Lo interesante de este debate es que en las periferias la gente sabe que tiene que desarrollar mecanismos y estrategias de supervivencia. Cuenca, en ese sentido, es ejemplar. Sabe de su condición de suburbio y de estar en el extrarradio, por eso las instituciones y, a veces las empresas, han tratado de compensar ese déficit histórico generando eventos grandes. Están la Bienal, los encuentros de literatura, los festivales de cine, de poesía y de teatro. Proyectos que han sido, sobre todo, un esfuerzo de la ciudad de reajustar esas carencias, de ese deseo por estar al día. A veces creemos que somos la ‘Atenas del Ecuador’ y del mundo, pero en el fondo somos conscientes que nuestra situación es periférica.
¿Existe una periferia literaria?
Creo que sí. Sin embargo, los países periféricos tienen eventualmente una presencia en el escenario mundial. Hoy le está pasando eso a la literatura ecuatoriana, con las escritoras guayaquileñas o con autores como Javier Vásconez o Leonardo Valencia. Por otro lado están Eliécer Cárdenas o Jorge Velasco Mackenzie. Ellos tienen quién los lea pero no quién los venda y quién los escriba. Es una pena que esas literaturas, involuntariamente marginales, se queden al margen.

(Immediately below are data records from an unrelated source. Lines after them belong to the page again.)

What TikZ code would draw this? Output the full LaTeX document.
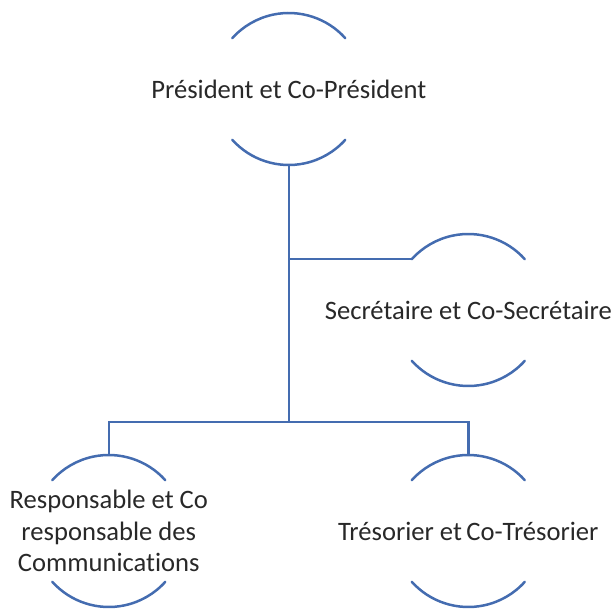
\documentclass[tikz,border=0pt]{standalone}
\usepackage{fontspec}
\setmainfont{Carlito}[Ligatures=NoCommon]
\definecolor{linkblue}{RGB}{68,108,176}
\definecolor{txtgray}{RGB}{40,40,40}
\begin{document}
\begin{tikzpicture}[x=1pt,y=-1pt,
  ring/.style={circle,draw=none,inner sep=0pt,outer sep=0pt,minimum size=152pt},
  lbl/.style={font=\fontsize{26.6}{31.6}\selectfont,text=txtgray,align=center,inner sep=0pt},
  arcline/.style={draw=linkblue,line width=2.5pt,line cap=round},
  link/.style={draw=linkblue,line width=2.5pt}]
\useasboundingbox (0,0) rectangle (614,612);
% circles (invisible), only the arcs are drawn
\node[ring] (pres) at (288.8,89) {};
\node[ring] (sec) at (468.3,310) {};
\node[ring] (resp) at (108.8,531) {};
\node[ring] (tres) at (468.3,531) {};
\foreach \n in {pres,sec,resp,tres}{
  \draw[arcline] (\n.42) arc[start angle=42,end angle=138,radius=76pt];
  \draw[arcline] (\n.222) arc[start angle=222,end angle=318,radius=76pt];
}
% texts
\node[lbl] (presT) at (pres) {Président et Co-Président};
\node[lbl] (secT) at (sec) {Secrétaire et Co-Secrétaire};
\node[lbl] (respT) at (resp) {Responsable et Co\\responsable des\\Communications};
\node[lbl] (tresT) at (tres) {Trésorier et\,Co-Trésorier};
% connectors
\coordinate (jb) at (288.8,422);
\draw[link] (pres.south) -- (jb);
\draw[link] (sec.138) -- (sec.138 -| pres.south);
\draw[link] (resp.north) |- (jb) -| (tres.north);
\end{tikzpicture}
\end{document}
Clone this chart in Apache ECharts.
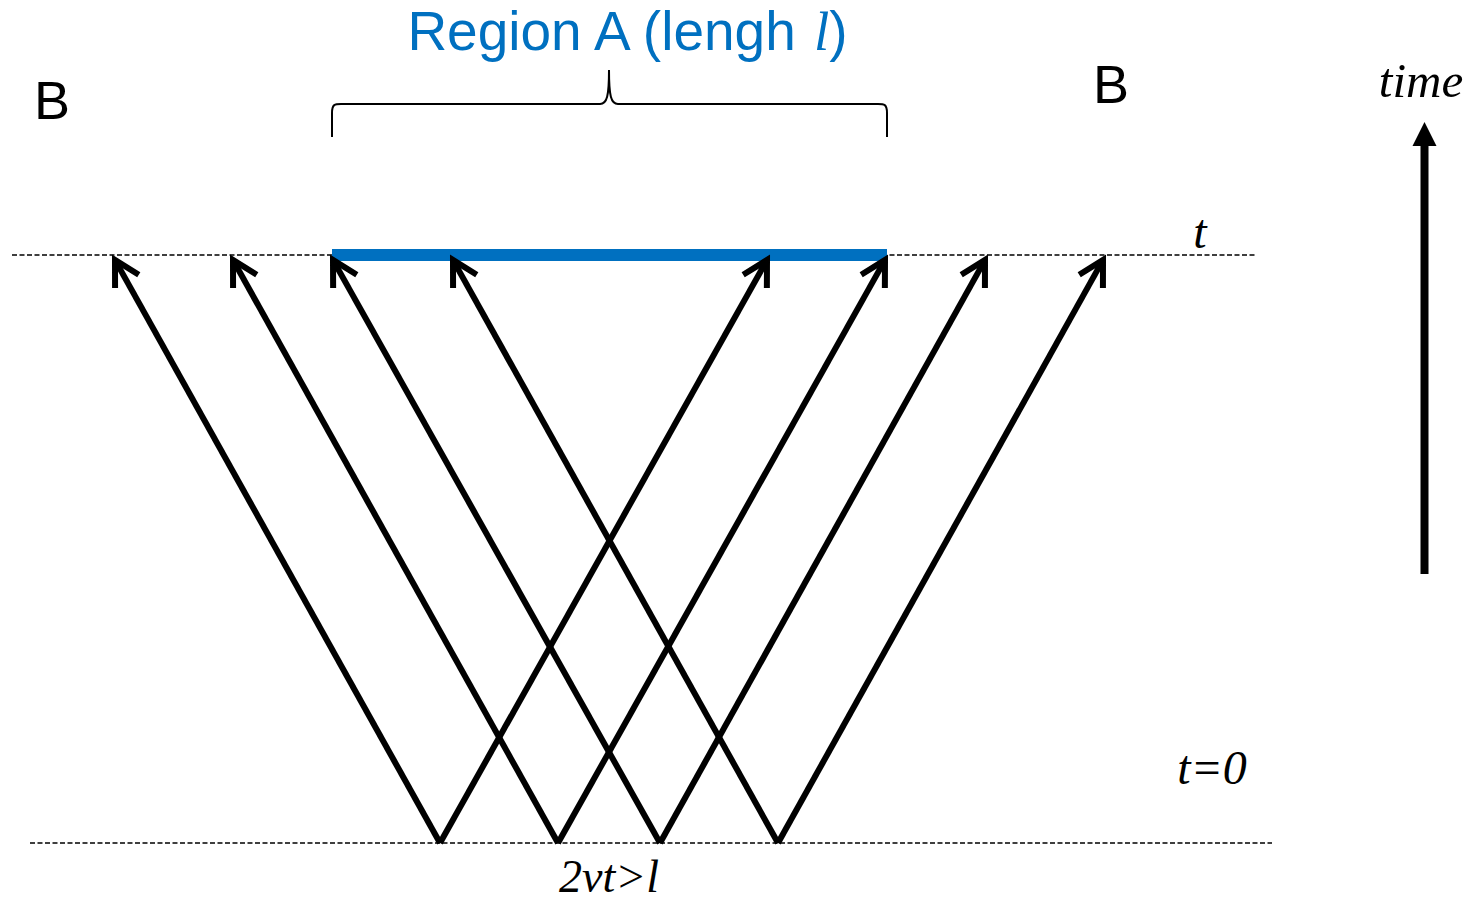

¿El arte que se hace en Ecuador sigue en la periferia en relación con la escena mundial?
Creo que han existido avances. Hay nombres específicos que han conquistado espacios importantes. Está Estefanía Peñafiel en París, Óscar Santillán, que es un trotamundos, Manuela Ribadeneira en Londres, o Tomás Ochoa en Colombia. Si miras, es sintomático que todos ellos residan fuera. Acá todo es muy frágil y movedizo, porque no hemos logrado crear una política cultural a largo plazo. Uno de los pocos artistas, no el único, que actúa desde la periferia y que ha logrado conseguir una proyección internacional es Pablo Cardoso.